What is asked:
Your task is to transcribe all of the data below exactly, omitting the images.

Collected material:
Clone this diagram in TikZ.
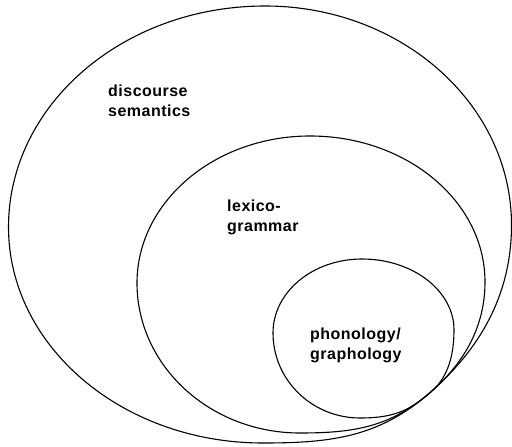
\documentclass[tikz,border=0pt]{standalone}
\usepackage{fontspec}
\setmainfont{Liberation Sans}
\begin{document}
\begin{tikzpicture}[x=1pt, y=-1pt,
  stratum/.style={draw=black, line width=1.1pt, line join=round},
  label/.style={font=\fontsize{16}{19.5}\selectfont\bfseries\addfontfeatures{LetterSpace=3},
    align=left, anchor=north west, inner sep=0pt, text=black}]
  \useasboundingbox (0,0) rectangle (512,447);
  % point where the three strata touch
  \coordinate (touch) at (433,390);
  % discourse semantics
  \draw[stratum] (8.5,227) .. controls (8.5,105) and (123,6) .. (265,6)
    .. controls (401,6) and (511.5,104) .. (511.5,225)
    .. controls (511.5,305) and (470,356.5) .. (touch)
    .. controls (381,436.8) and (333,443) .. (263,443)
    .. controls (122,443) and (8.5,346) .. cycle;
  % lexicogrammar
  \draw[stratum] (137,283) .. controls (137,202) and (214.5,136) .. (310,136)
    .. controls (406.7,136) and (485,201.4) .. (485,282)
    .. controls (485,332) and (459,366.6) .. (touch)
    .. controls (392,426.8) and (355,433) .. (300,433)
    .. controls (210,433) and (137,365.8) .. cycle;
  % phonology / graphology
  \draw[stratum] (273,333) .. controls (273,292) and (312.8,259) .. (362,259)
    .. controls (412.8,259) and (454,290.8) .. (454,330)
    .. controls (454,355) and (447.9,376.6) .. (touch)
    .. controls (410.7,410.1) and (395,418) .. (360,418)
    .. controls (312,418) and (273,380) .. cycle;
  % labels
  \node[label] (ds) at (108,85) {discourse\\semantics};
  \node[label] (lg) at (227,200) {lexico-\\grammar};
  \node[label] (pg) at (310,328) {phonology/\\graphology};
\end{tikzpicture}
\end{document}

Task result:
Clone this diagram in TikZ.
\documentclass[tikz,border=0pt]{standalone}
\usepackage{fontspec}
\setmainfont{Liberation Sans}
\begin{document}
\begin{tikzpicture}[x=1pt, y=-1pt,
  stratum/.style={draw=black, line width=1.1pt, line join=round},
  label/.style={font=\fontsize{16}{19.5}\selectfont\bfseries\addfontfeatures{LetterSpace=3},
    align=left, anchor=north west, inner sep=0pt, text=black}]
  \useasboundingbox (0,0) rectangle (512,447);
  % point where the three strata touch
  \coordinate (touch) at (433,390);
  % discourse semantics
  \draw[stratum] (8.5,227) .. controls (8.5,105) and (123,6) .. (265,6)
    .. controls (401,6) and (511.5,104) .. (511.5,225)
    .. controls (511.5,305) and (470,356.5) .. (touch)
    .. controls (381,436.8) and (333,443) .. (263,443)
    .. controls (122,443) and (8.5,346) .. cycle;
  % lexicogrammar
  \draw[stratum] (137,283) .. controls (137,202) and (214.5,136) .. (310,136)
    .. controls (406.7,136) and (485,201.4) .. (485,282)
    .. controls (485,332) and (459,366.6) .. (touch)
    .. controls (392,426.8) and (355,433) .. (300,433)
    .. controls (210,433) and (137,365.8) .. cycle;
  % phonology / graphology
  \draw[stratum] (273,333) .. controls (273,292) and (312.8,259) .. (362,259)
    .. controls (412.8,259) and (454,290.8) .. (454,330)
    .. controls (454,355) and (447.9,376.6) .. (touch)
    .. controls (410.7,410.1) and (395,418) .. (360,418)
    .. controls (312,418) and (273,380) .. cycle;
  % labels
  \node[label] (ds) at (108,85) {discourse\\semantics};
  \node[label] (lg) at (227,200) {lexico-\\grammar};
  \node[label] (pg) at (310,328) {phonology/\\graphology};
\end{tikzpicture}
\end{document}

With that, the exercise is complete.